Hank Auza, farm manager of Barkley Co. of Arizona, one of the area’s largest producers, said farmers benefit from the exchange.

“We just want to promote our industry,” he said. “We feed all of the United States out of our little corner of the world.”

On the Field to Feast tour, visitors learn first–hand about food–safety practices, down to having to wash their hands and wear gloves before heading into the vegetable field. Area farmers meet with small groups to explain how they do their jobs, including irrigation, the equipment they use, how they level fields and ways they prevent contamination of crops.

Later, the group headed to a citrus orchard, where Carol Gilman of Clarkston, Wash., got to pick oranges and learn how citrus farming has declined around the state in recent years.

“I’m learning something all the time,” she said.

Most of the tour involved riding through Yuma’s farmland as a guide pointed out facts about agriculture. At a flooded field, the guide explained how GPS–aided leveling and plowing maximizes the benefits of irrigation. Another field allowed her to show how staggered planting allows farmers to harvest throughout the season.
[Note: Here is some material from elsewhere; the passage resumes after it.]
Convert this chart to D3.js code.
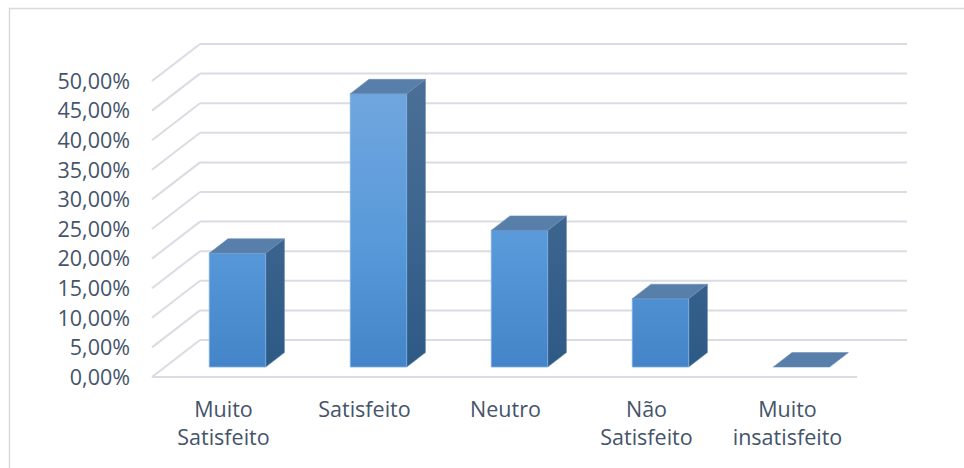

The tour concluded at Arizona Western College, where culinary arts students prepared lunch with produce grown in fields the group visited. The menu included lettuce wraps with dipping sauce, tossed salad, fresh oranges and lemonade.

Cecilia Vigil, associate dean for the school’s Division of Science, Mathematics and Agriculture, said the experience has a lasting impact on tourists’ attitudes toward farming and the outdoors.

“When you’re educated, you’re going to take care of the environment more because you know where everything comes from,” she said.